One of the beta readers for Weave Me a Rope questioned the beatings administered by the two fathers. She didn’t think they would be allowed. And they certainly should not have been. In Regency England, however, while it was illegal to maim or kill a wife, child, or servant, anything else was considered to be the perogative of the male head of the household.

fathers could and did beat their children bloody. Their wives, too. English law is based on Roman law, which gave the pater familias, the father of the family, power of life and death over his household. By the modern era in Great Britain, that power no longer included the right to deliberately kill a wife, offspring, or servant, but:

“the Lord Chief Justice of England, Sir Matthew Hale (1709 -1676) wrote that the common law permitted the physical discipline of wives and that husbands had immunity from prosecution if they raped their wives (Historia Placitorum Coronae, Hale, 1736  @ pp 472-474 ). He also said wives, servants, apprentices and children could be subject to ‘moderate correction’ even if such discipline caused death.” (https://womenshistorynetwork.org/history-law-violence-for-women-children-17th-century-notions-are-inexcusable/0

The same views were still in vogue one hundred and fifty years later. ‘Moderate correction’ was open to interpretation, of course, and various people tried to codify it. The phrase ‘rule of thumb’ comes from one such attempt, which held that a man could beat his wife with a stick no thicker than his thumb.

There seems to have been a general agreement that causing permanent injury went beyond moderate correction. Indeed, in extreme cases, wives could go to the courts and seek legal protection. If they won their case, the court might make an order restraining the husband from immoderate correction.

The mind boggles. Under what circumstances would it be a good idea to take such a case then go home with a man who been embarrassed in front of his neighbors but still had the right to administer as many beatings as he liked, as long as he used a thinner stick? One can only imagine how bad things must have been for those who actually did apply to the courts for help.

As for wives, even more so for children, in a culture in which beatings were supposed to maintain the harmony of a home—for the head of the household.

To be fair to the time, corporal punishment was the norm. Schoolboys were beaten. Soldiers and sailors were beaten. Whipping and scourging were punishments for criminal behavior. However, from the middle of the nineteenth century, this would change, and the change had already begun in the home.

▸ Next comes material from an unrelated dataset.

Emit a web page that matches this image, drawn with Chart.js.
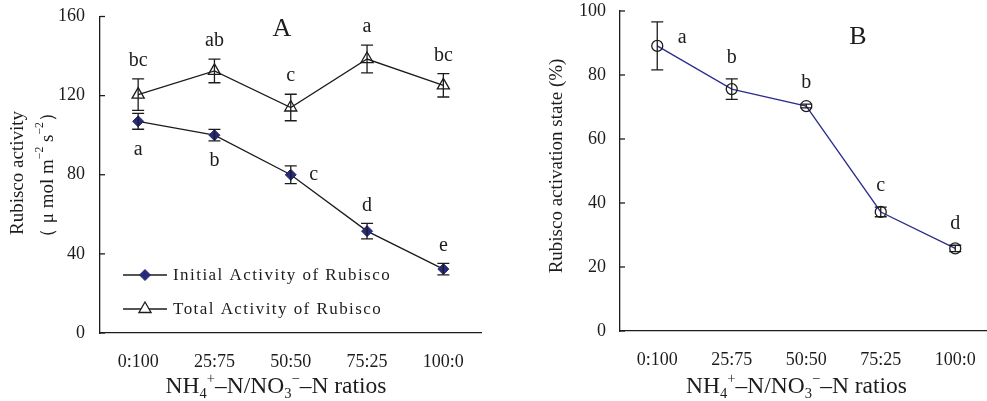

Already, by the Regency period, it was widely considered unbecoming for a gentleman to hurt someone weaker than himself, particularly someone completely dependent on him for food and board. Which, of course, made life better for those in the households of men who wanted to live up to this standard.

However, since no one wanted to interfere in what was seen as a private matter, abusers could safely the new idea of marital and child abuse as a social wrong. They had nothing to fear from public censure nor the law.

It would be a very long time before that changed.